In this project we will combine metabolic kinetic models and experimental data to study glycolysis in Saccharomyces cerevisiae. In particular, we have time-course metabolite concentration profiles for several metabolites in S. cerevisiae’s glycolysis. This data was measured in vivo by hyperpolarized NMR spectroscopy while subjecting the cells to different perturbations. We combine the experimental data with an existing kinetic model of glycolysis in S. cerevisiae to further study the cellular response to the applied perturbations. In particular, by integrating experimental data with a kinetic model we can study how metabolite concentrations that were not measured experimentally change in response to the perturbations.
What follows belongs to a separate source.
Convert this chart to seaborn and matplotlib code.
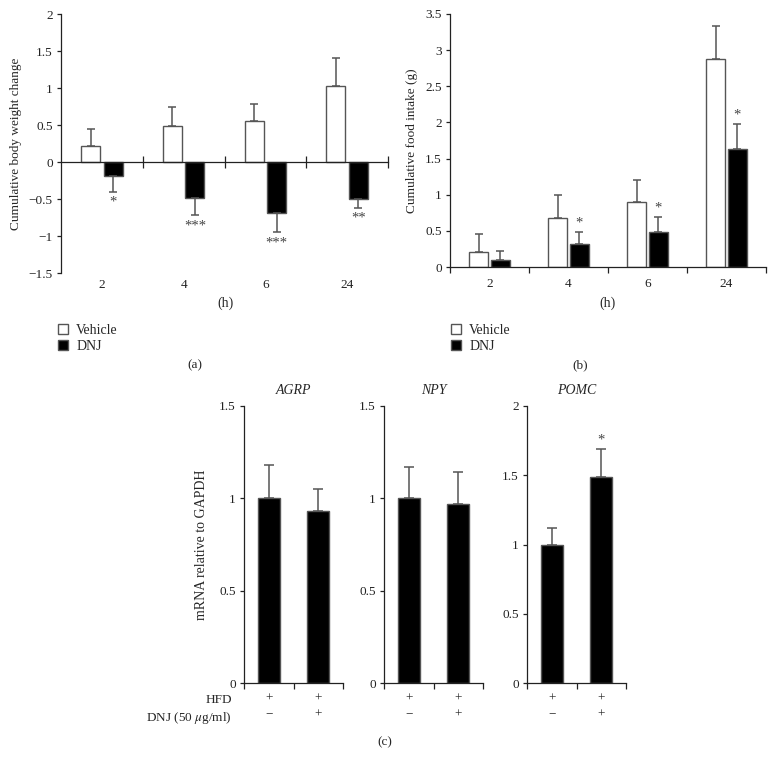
import matplotlib
matplotlib.use("Agg")
import matplotlib.pyplot as plt
import matplotlib.transforms as mtransforms
import seaborn as sns
import pandas as pd
import numpy as np

# ---------------- data ----------------
hours = ["2", "4", "6", "24"]
groups = ["Vehicle", "DNJ"]

bw_vehicle = [0.21, 0.48, 0.56, 1.03]
bw_vehicle_err = [0.24, 0.27, 0.22, 0.38]
bw_dnj = [-0.19, -0.49, -0.69, -0.50]
bw_dnj_err = [0.21, 0.23, 0.26, 0.12]
bw_dnj_sig = ["*", "***", "***", "**"]

fi_vehicle = [0.21, 0.68, 0.90, 2.88]
fi_vehicle_err = [0.25, 0.31, 0.30, 0.45]
fi_dnj = [0.10, 0.32, 0.49, 1.63]
fi_dnj_err = [0.12, 0.17, 0.20, 0.35]
fi_dnj_sig = ["", "*", "*", "*"]

genes = ["AGRP", "NPY", "POMC"]
hfd_row = ["+", "+"]
dnj_row = ["\u2212", "+"]
mrna_vals = {"AGRP": [1.00, 0.93], "NPY": [1.00, 0.97], "POMC": [1.00, 1.49]}
mrna_errs = {"AGRP": [0.18, 0.12], "NPY": [0.17, 0.17], "POMC": [0.12, 0.20]}
mrna_sig = {"AGRP": ["", ""], "NPY": ["", ""], "POMC": ["", "*"]}
mrna_ylim = {"AGRP": (0, 1.5), "NPY": (0, 1.5), "POMC": (0, 2)}
mrna_yticks = {"AGRP": [0, 0.5, 1, 1.5], "NPY": [0, 0.5, 1, 1.5], "POMC": [0, 0.5, 1, 1.5, 2]}

# ---------------- style ----------------
sns.set_theme(style="ticks")
plt.rcParams["font.family"] = ["Liberation Serif", "DejaVu Serif"]
plt.rcParams["mathtext.fontset"] = "stix"
FS = 9.5
EDGE = "#555555"
ERRC = "#555555"

W, H = 775, 769
fig = plt.figure(figsize=(W / 100, H / 100), dpi=100)


def ax_px(left, top, right, bottom):
    return fig.add_axes([left / W, 1 - bottom / H, (right - left) / W, (bottom - top) / H])


def fmt(v):
    s = ("%g" % abs(v))
    return ("\u2212" + s) if v < 0 else s


def style_axis(ax):
    for sp in ["top", "right"]:
        ax.spines[sp].set_visible(False)
    for sp in ["left", "bottom"]:
        ax.spines[sp].set_color("#222222")
        ax.spines[sp].set_linewidth(0.9)
    ax.tick_params(axis="y", direction="out", length=3, width=0.9, labelsize=FS, colors="#222222", pad=3)


def grouped_panel(ax, veh, veh_err, dnj, dnj_err, sig, ylim, yticks, ylabel, zero_axis):
    df = pd.DataFrame({
        "hour": hours * 2,
        "group": [groups[0]] * len(hours) + [groups[1]] * len(hours),
        "value": list(veh) + list(dnj),
    })
    sns.barplot(data=df, x="hour", y="value", hue="group", order=hours, hue_order=groups,
                palette={"Vehicle": "white", "DNJ": "black"}, edgecolor=EDGE, linewidth=1.0,
                width=0.55, gap=0.15, errorbar=None, ax=ax, legend=True)
    errs = list(veh_err) + list(dnj_err)
    vals = list(veh) + list(dnj)
    sigs = [""] * len(hours) + list(sig)
    bars = ax.patches[: len(vals)]
    yr = ylim[1] - ylim[0]
    for bar, v, e, s in zip(bars, vals, errs, sigs):
        xc = bar.get_x() + bar.get_width() / 2
        if v >= 0:
            ax.errorbar(xc, v, yerr=[[0], [e]], fmt="none", ecolor=ERRC, elinewidth=1.1, capsize=3, capthick=1.1)
            if s:
                ax.text(xc, v + e + 0.01 * yr, s, ha="center", va="bottom", fontsize=FS + 1, color="#444444")
        else:
            ax.errorbar(xc, v, yerr=[[e], [0]], fmt="none", ecolor=ERRC, elinewidth=1.1, capsize=3, capthick=1.1)
            if s:
                ax.text(xc, v - e - 0.015 * yr, s, ha="center", va="top", fontsize=FS + 1, color="#444444")
    ax.set_ylim(*ylim)
    ax.set_yticks(yticks)
    ax.set_yticklabels([fmt(t) for t in yticks])
    ax.set_xlim(-0.5, len(hours) - 0.5)
    ax.set_ylabel(ylabel, fontsize=FS, labelpad=5)
    ax.set_xlabel("")
    style_axis(ax)
    ax.set_xticks(np.arange(len(hours)))
    ax.set_xticks(np.arange(len(hours) + 1) - 0.5, minor=True)
    if zero_axis:
        ax.spines["bottom"].set_position(("data", 0))
        ax.set_xticklabels([])
        ax.tick_params(axis="x", which="major", length=0)
        ax.tick_params(axis="x", which="minor", direction="inout", length=8, width=0.9, colors="#222222")
        trans = mtransforms.blended_transform_factory(ax.transData, ax.transAxes)
        for i, h in enumerate(hours):
            ax.text(i, -0.025, h, transform=trans, ha="center", va="top", fontsize=FS, color="#222222")
        ax.set_xticks([0.5, 1.5, 2.5, 3.5], minor=True)
    else:
        ax.set_xticklabels(hours)
        ax.tick_params(axis="x", which="major", length=0, labelsize=FS, pad=8, colors="#222222")
        ax.tick_params(axis="x", which="minor", direction="out", length=4, width=0.9, colors="#222222")
    h_, l_ = ax.get_legend_handles_labels()
    ax.get_legend().remove()
    return h_, l_


# ---------------- panel (a) ----------------
axA = ax_px(61, 14, 388, 273)
hA, lA = grouped_panel(axA, bw_vehicle, bw_vehicle_err, bw_dnj, bw_dnj_err, bw_dnj_sig,
                       (-1.5, 2), [-1.5, -1, -0.5, 0, 0.5, 1, 1.5, 2],
                       "Cumulative body weight change", zero_axis=True)
fig.text(225 / W, 1 - 303 / H, "(h)", ha="center", va="center", fontsize=FS + 0.5)
fig.legend(hA, lA, loc="upper left", bbox_to_anchor=(52 / W, 1 - 318 / H), frameon=False,
           fontsize=FS + 0.5, handlelength=0.75, handleheight=0.75, handletextpad=0.6,
           labelspacing=0.25, borderaxespad=0)
fig.text(195 / W, 1 - 365 / H, "(a)", ha="center", va="center", fontsize=FS)

# ---------------- panel (b) ----------------
axB = ax_px(450, 14, 766, 267)
hB, lB = grouped_panel(axB, fi_vehicle, fi_vehicle_err, fi_dnj, fi_dnj_err, fi_dnj_sig,
                       (0, 3.5), [0, 0.5, 1, 1.5, 2, 2.5, 3, 3.5],
                       "Cumulative food intake (g)", zero_axis=False)
fig.text(608 / W, 1 - 303 / H, "(h)", ha="center", va="center", fontsize=FS + 0.5)
fig.legend(hB, lB, loc="upper left", bbox_to_anchor=(445 / W, 1 - 318 / H), frameon=False,
           fontsize=FS + 0.5, handlelength=0.75, handleheight=0.75, handletextpad=0.6,
           labelspacing=0.25, borderaxespad=0)
fig.text(580 / W, 1 - 365 / H, "(b)", ha="center", va="center", fontsize=FS)

# ---------------- panel (c) ----------------
lefts = {"AGRP": 244, "NPY": 384, "POMC": 527}
for k, g in enumerate(genes):
    L = lefts[g]
    ax = ax_px(L, 406, L + 99, 683)
    conds = ["c1", "c2"]
    dfc = pd.DataFrame({"cond": conds, "value": mrna_vals[g]})
    sns.barplot(data=dfc, x="cond", y="value", order=conds, color="black", edgecolor=EDGE,
                linewidth=1.0, width=0.45, errorbar=None, ax=ax)
    ylim = mrna_ylim[g]
    for bar, v, e, s in zip(ax.patches, mrna_vals[g], mrna_errs[g], mrna_sig[g]):
        xc = bar.get_x() + bar.get_width() / 2
        ax.errorbar(xc, v, yerr=[[0], [e]], fmt="none", ecolor=ERRC, elinewidth=1.1, capsize=3.5, capthick=1.1)
        if s:
            ax.text(xc, v + e + 0.01 * (ylim[1] - ylim[0]), s, ha="center", va="bottom",
                    fontsize=FS + 1, color="#444444")
    ax.set_ylim(*ylim)
    ax.set_xlim(-0.5, 1.5)
    ax.set_yticks(mrna_yticks[g])
    ax.set_yticklabels([fmt(t) for t in mrna_yticks[g]])
    style_axis(ax)
    ax.set_xticks([0, 1])
    ax.set_xticklabels([f"{a}\n{b}" for a, b in zip(hfd_row, dnj_row)], linespacing=1.45)
    ax.set_xticks([-0.5, 0.5, 1.5], minor=True)
    ax.tick_params(axis="x", which="major", length=0, labelsize=FS, pad=7, colors="#222222")
    ax.tick_params(axis="x", which="minor", direction="out", length=4, width=0.9, colors="#222222")
    ax.set_xlabel("")
    ax.set_ylabel("mRNA relative to GAPDH" if k == 0 else "", fontsize=FS + 0.5, labelpad=8)
    ax.set_title(g, fontsize=FS + 0.5, style="italic", pad=9)

fig.text(232 / W, 1 - 700 / H, "HFD", ha="right", va="center", fontsize=FS)
fig.text(232 / W, 1 - 718 / H, "DNJ (50 $\\mu$g/ml)", ha="right", va="center", fontsize=FS)
fig.text(385 / W, 1 - 742 / H, "(c)", ha="center", va="center", fontsize=FS)

fig.savefig("out.png", dpi=100)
However, with hyperpolarized NMR spectroscopy we can only measure labeled metabolites, which are just a fraction of the total metabolites in the cell. For instance, when we measure pyruvate using NMR, we measure only the labeled amount of pyruvate, and not the amount of pyruvate that is not labeled. Therefore, in this project, we want to expand an existing kinetic model to account for both the measured labeled metabolites and the unmeasured unlabeled metabolites. By doing this, we expect to be able to better explain the experimental data.
The candidate should have programming experience, preferably in Python and/or Mathematica.
Being familiar with differential equations, kinetic models for metabolism, and/or enzyme kinetics is a plus.